Stored data:
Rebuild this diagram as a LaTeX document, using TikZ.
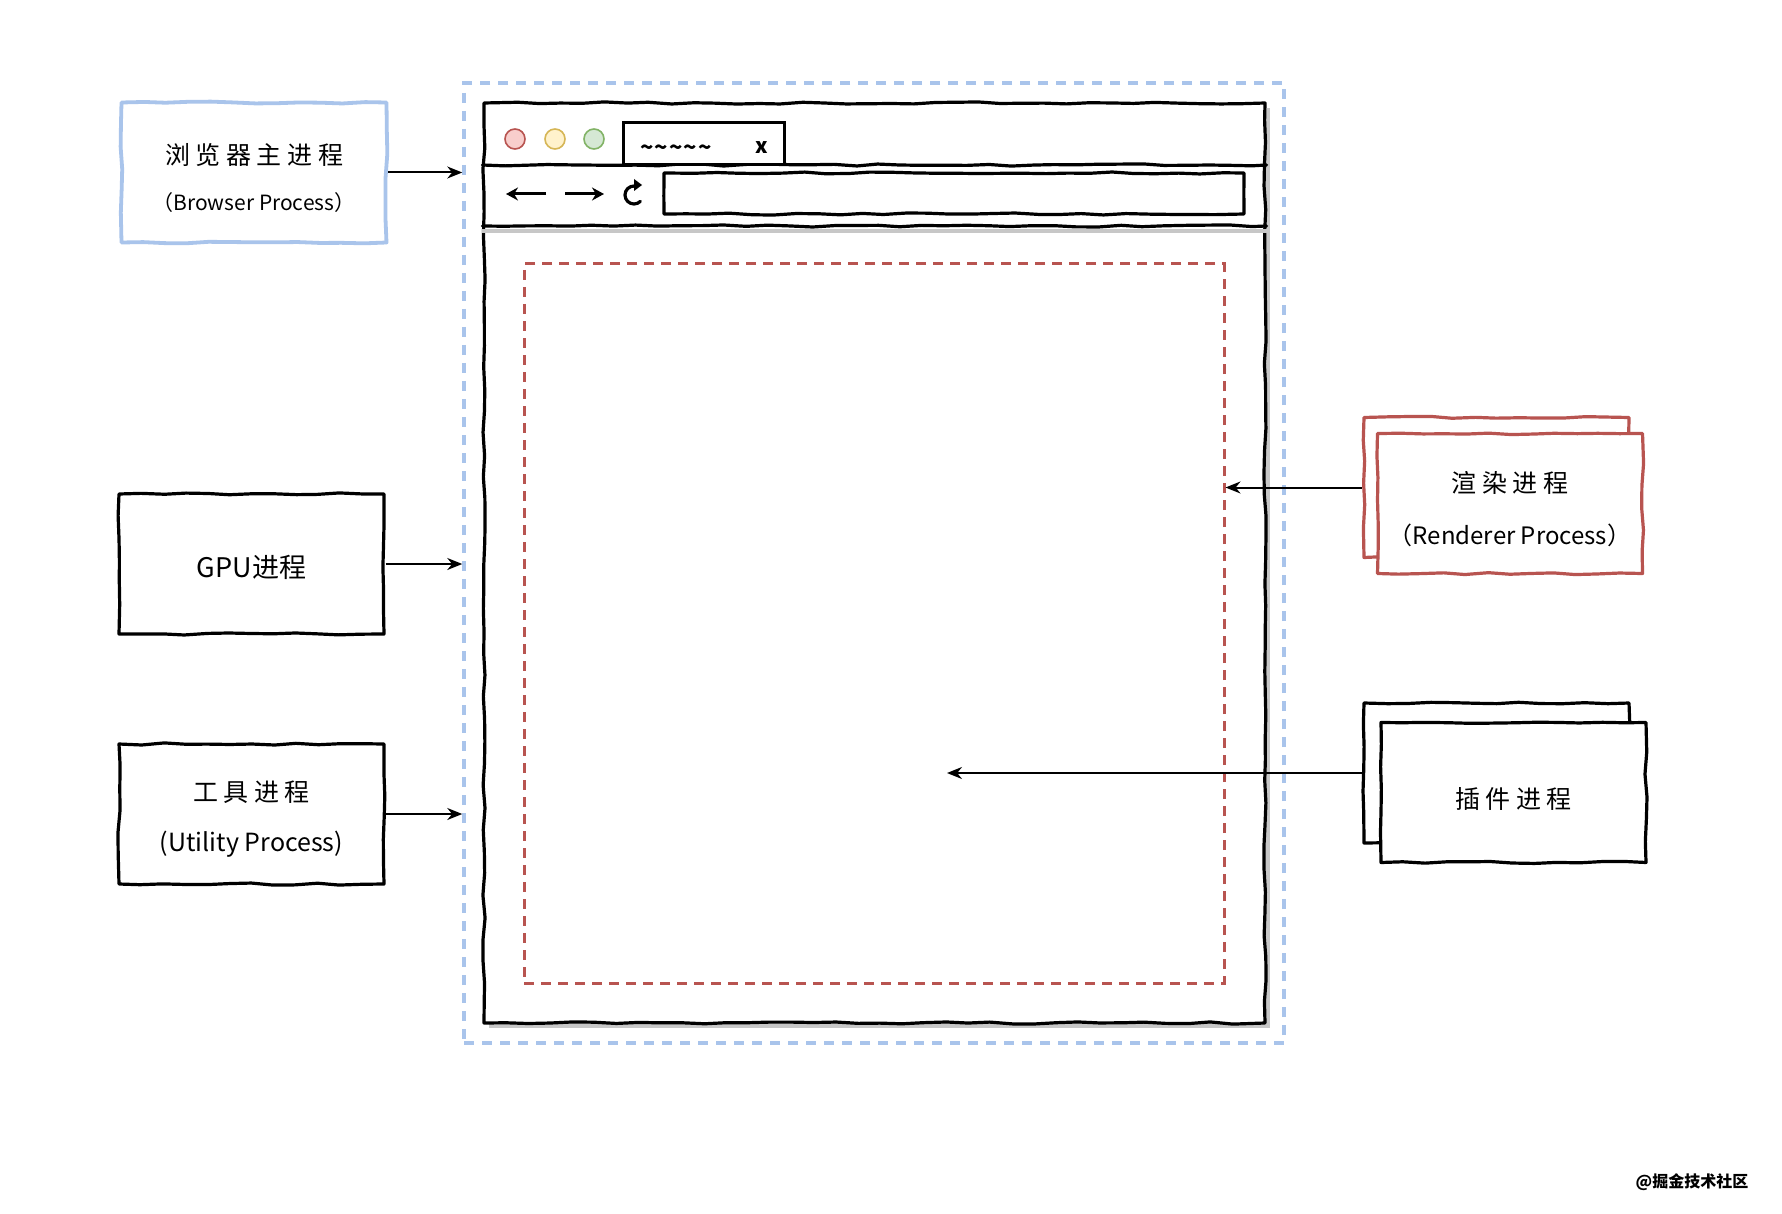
\documentclass[tikz,border=0pt]{standalone}
\usepackage{fontspec}
\setmainfont{Noto Sans CJK SC}
\usetikzlibrary{arrows.meta,decorations.pathmorphing}
\definecolor{pblue}{RGB}{169,196,235}
\definecolor{rstroke}{RGB}{184,84,80}
\definecolor{rfill}{RGB}{248,206,204}
\definecolor{ystroke}{RGB}{214,182,86}
\definecolor{yfill}{RGB}{255,242,204}
\definecolor{gstroke}{RGB}{130,179,102}
\definecolor{gfill}{RGB}{213,232,212}
\tikzset{
  sketch/.style={decorate, decoration={random steps, segment length=22pt, amplitude=1.1pt}, line join=round, line cap=round},
  blk/.style={draw=black, line width=3.2pt, fill=white, sketch},
  proc/.style={blk, minimum width=265pt, minimum height=140pt, inner sep=0pt},
  bigtxt/.style={font=\fontsize{25}{30}\selectfont, inner sep=0pt},
  arr/.style={line width=2pt, -{Stealth[length=15pt,width=12pt]}},
  navarr/.style={line width=3pt, -{Stealth[length=12pt,width=13pt]}},
  dot/.style={circle, minimum size=20pt, inner sep=0pt, line width=1.6pt},
}
\begin{document}
\begin{tikzpicture}[x=1pt,y=-1pt]
\pgfmathsetseed{7}
\useasboundingbox[fill=white] (0,0) rectangle (1782,1214);

% outer dashed container
\node[draw=pblue, line width=3.5pt, dash pattern=on 10pt off 8pt, minimum width=820pt, minimum height=960pt, inner sep=0pt] (outer) at (874,563) {};

% browser window shadow + window
\fill[black!22] (489,108) rectangle (1270,1028);
\node[blk, minimum width=781pt, minimum height=920pt, inner sep=0pt] (win) at (874.5,563) {};
\coordinate (sep1) at (0,165);
\coordinate (sep2) at (0,226);
\draw[black!22, line width=4pt] ([yshift=-5pt]win.west |- sep2) -- ([yshift=-5pt]win.east |- sep2);
\draw[line width=3.2pt, sketch] (win.west |- sep1) -- (win.east |- sep1);
\draw[line width=3.2pt, sketch] (win.west |- sep2) -- (win.east |- sep2);

% traffic lights
\node[dot, draw=rstroke, fill=rfill] (c1) at (515,139) {};
\node[dot, draw=ystroke, fill=yfill] (c2) at (555,139) {};
\node[dot, draw=gstroke, fill=gfill] (c3) at (594,139) {};

% tab
\node[draw=black, line width=3pt, fill=white, minimum width=161pt, minimum height=42pt, inner sep=0pt] (tab) at (703.5,144) {};
\node[font=\fontsize{22}{26}\selectfont\bfseries, inner sep=0pt] (tabtxt) at (676,150) {\textasciitilde\kern1pt\textasciitilde\kern1pt\textasciitilde\kern1pt\textasciitilde\kern1pt\textasciitilde};
\node[font=\fontsize{21}{24}\selectfont\bfseries, inner sep=0pt] (tabx) at (762,148) {x};

% nav arrows and reload
\coordinate (bk1) at (546,194);
\coordinate (bk2) at (506,194);
\coordinate (fw1) at (565,194);
\coordinate (fw2) at (604,194);
\draw[navarr] (bk1) -- (bk2);
\draw[navarr] (fw1) -- (fw2);
\coordinate (reload) at (634,195);
\draw[line width=3.2pt, line cap=round] ([shift={(45:9)}]reload) arc[start angle=45, end angle=272, radius=9];
\fill (reload) ++(0,-16) -- ++(8,6) -- ++(-8,6) -- cycle;

% url bar
\node[blk, minimum width=580pt, minimum height=41pt, inner sep=0pt] (url) at (954,193.5) {};

% red dashed content area
\node[draw=rstroke, line width=3pt, dash pattern=on 10pt off 7pt, minimum width=700pt, minimum height=719pt, inner sep=0pt] (content) at (874,623.5) {};

% left processes
\node[proc, draw=pblue, line width=3.8pt] (browser) at (254,172.5) {};
\node[bigtxt] (browser1) at ([yshift=17.5pt]browser.center) {浏 览 器 主 进 程};
\node[font=\fontsize{21}{24}\selectfont, inner sep=0pt] (browser2) at ([yshift=-30.5pt]browser.center) {（Browser Process）};

\node[proc] (gpu) at (251.5,564) {};
\node[font=\fontsize{27}{30}\selectfont, inner sep=0pt] (gpu1) at ([yshift=-3pt]gpu.center) {GPU进程};

\node[proc] (util) at (251.5,814) {};
\node[bigtxt] (util1) at ([yshift=22pt]util.center) {工 具 进 程};
\node[font=\fontsize{25}{28}\selectfont, inner sep=0pt] (util2) at ([yshift=-30pt]util.center) {(Utility Process)};

\draw[arr] (browser.east) -- (browser.east -| outer.west);
\draw[arr] (gpu.east) -- (gpu.east -| outer.west);
\draw[arr] (util.east) -- (util.east -| outer.west);

% right processes
\node[proc, draw=rstroke] (rback) at (1496.5,487.5) {};
\node[proc, draw=rstroke] (rfront) at (1510,503.5) {};
\node[bigtxt] (r1) at ([yshift=20.5pt]rfront.center) {渲 染 进 程};
\node[font=\fontsize{24}{28}\selectfont, inner sep=0pt] (r2) at ([yshift=-31.5pt]rfront.center) {（Renderer Process）};

\node[proc] (pback) at (1496.5,773) {};
\node[proc] (pfront) at (1513.5,792.5) {};
\node[bigtxt] (p1) at ([yshift=-6.5pt]pfront.center) {插 件 进 程};

\draw[arr] (rback.west) -- (rback.west -| content.east);
\coordinate (plugend) at (947,773);
\draw[arr] (pback.west) -- (plugend);

% watermark
\node[font=\fontsize{16}{18}\selectfont\bfseries, inner sep=0pt] (wm) at (1692,1182) {@掘金技术社区};
\end{tikzpicture}
\end{document}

What the task asks: Copy the data exactly. Any picture it contains is to be omitted.

Response to the task:
Rebuild this diagram as a LaTeX document, using TikZ.
\documentclass[tikz,border=0pt]{standalone}
\usepackage{fontspec}
\setmainfont{Noto Sans CJK SC}
\usetikzlibrary{arrows.meta,decorations.pathmorphing}
\definecolor{pblue}{RGB}{169,196,235}
\definecolor{rstroke}{RGB}{184,84,80}
\definecolor{rfill}{RGB}{248,206,204}
\definecolor{ystroke}{RGB}{214,182,86}
\definecolor{yfill}{RGB}{255,242,204}
\definecolor{gstroke}{RGB}{130,179,102}
\definecolor{gfill}{RGB}{213,232,212}
\tikzset{
  sketch/.style={decorate, decoration={random steps, segment length=22pt, amplitude=1.1pt}, line join=round, line cap=round},
  blk/.style={draw=black, line width=3.2pt, fill=white, sketch},
  proc/.style={blk, minimum width=265pt, minimum height=140pt, inner sep=0pt},
  bigtxt/.style={font=\fontsize{25}{30}\selectfont, inner sep=0pt},
  arr/.style={line width=2pt, -{Stealth[length=15pt,width=12pt]}},
  navarr/.style={line width=3pt, -{Stealth[length=12pt,width=13pt]}},
  dot/.style={circle, minimum size=20pt, inner sep=0pt, line width=1.6pt},
}
\begin{document}
\begin{tikzpicture}[x=1pt,y=-1pt]
\pgfmathsetseed{7}
\useasboundingbox[fill=white] (0,0) rectangle (1782,1214);

% outer dashed container
\node[draw=pblue, line width=3.5pt, dash pattern=on 10pt off 8pt, minimum width=820pt, minimum height=960pt, inner sep=0pt] (outer) at (874,563) {};

% browser window shadow + window
\fill[black!22] (489,108) rectangle (1270,1028);
\node[blk, minimum width=781pt, minimum height=920pt, inner sep=0pt] (win) at (874.5,563) {};
\coordinate (sep1) at (0,165);
\coordinate (sep2) at (0,226);
\draw[black!22, line width=4pt] ([yshift=-5pt]win.west |- sep2) -- ([yshift=-5pt]win.east |- sep2);
\draw[line width=3.2pt, sketch] (win.west |- sep1) -- (win.east |- sep1);
\draw[line width=3.2pt, sketch] (win.west |- sep2) -- (win.east |- sep2);

% traffic lights
\node[dot, draw=rstroke, fill=rfill] (c1) at (515,139) {};
\node[dot, draw=ystroke, fill=yfill] (c2) at (555,139) {};
\node[dot, draw=gstroke, fill=gfill] (c3) at (594,139) {};

% tab
\node[draw=black, line width=3pt, fill=white, minimum width=161pt, minimum height=42pt, inner sep=0pt] (tab) at (703.5,144) {};
\node[font=\fontsize{22}{26}\selectfont\bfseries, inner sep=0pt] (tabtxt) at (676,150) {\textasciitilde\kern1pt\textasciitilde\kern1pt\textasciitilde\kern1pt\textasciitilde\kern1pt\textasciitilde};
\node[font=\fontsize{21}{24}\selectfont\bfseries, inner sep=0pt] (tabx) at (762,148) {x};

% nav arrows and reload
\coordinate (bk1) at (546,194);
\coordinate (bk2) at (506,194);
\coordinate (fw1) at (565,194);
\coordinate (fw2) at (604,194);
\draw[navarr] (bk1) -- (bk2);
\draw[navarr] (fw1) -- (fw2);
\coordinate (reload) at (634,195);
\draw[line width=3.2pt, line cap=round] ([shift={(45:9)}]reload) arc[start angle=45, end angle=272, radius=9];
\fill (reload) ++(0,-16) -- ++(8,6) -- ++(-8,6) -- cycle;

% url bar
\node[blk, minimum width=580pt, minimum height=41pt, inner sep=0pt] (url) at (954,193.5) {};

% red dashed content area
\node[draw=rstroke, line width=3pt, dash pattern=on 10pt off 7pt, minimum width=700pt, minimum height=719pt, inner sep=0pt] (content) at (874,623.5) {};

% left processes
\node[proc, draw=pblue, line width=3.8pt] (browser) at (254,172.5) {};
\node[bigtxt] (browser1) at ([yshift=17.5pt]browser.center) {浏 览 器 主 进 程};
\node[font=\fontsize{21}{24}\selectfont, inner sep=0pt] (browser2) at ([yshift=-30.5pt]browser.center) {（Browser Process）};

\node[proc] (gpu) at (251.5,564) {};
\node[font=\fontsize{27}{30}\selectfont, inner sep=0pt] (gpu1) at ([yshift=-3pt]gpu.center) {GPU进程};

\node[proc] (util) at (251.5,814) {};
\node[bigtxt] (util1) at ([yshift=22pt]util.center) {工 具 进 程};
\node[font=\fontsize{25}{28}\selectfont, inner sep=0pt] (util2) at ([yshift=-30pt]util.center) {(Utility Process)};

\draw[arr] (browser.east) -- (browser.east -| outer.west);
\draw[arr] (gpu.east) -- (gpu.east -| outer.west);
\draw[arr] (util.east) -- (util.east -| outer.west);

% right processes
\node[proc, draw=rstroke] (rback) at (1496.5,487.5) {};
\node[proc, draw=rstroke] (rfront) at (1510,503.5) {};
\node[bigtxt] (r1) at ([yshift=20.5pt]rfront.center) {渲 染 进 程};
\node[font=\fontsize{24}{28}\selectfont, inner sep=0pt] (r2) at ([yshift=-31.5pt]rfront.center) {（Renderer Process）};

\node[proc] (pback) at (1496.5,773) {};
\node[proc] (pfront) at (1513.5,792.5) {};
\node[bigtxt] (p1) at ([yshift=-6.5pt]pfront.center) {插 件 进 程};

\draw[arr] (rback.west) -- (rback.west -| content.east);
\coordinate (plugend) at (947,773);
\draw[arr] (pback.west) -- (plugend);

% watermark
\node[font=\fontsize{16}{18}\selectfont\bfseries, inner sep=0pt] (wm) at (1692,1182) {@掘金技术社区};
\end{tikzpicture}
\end{document}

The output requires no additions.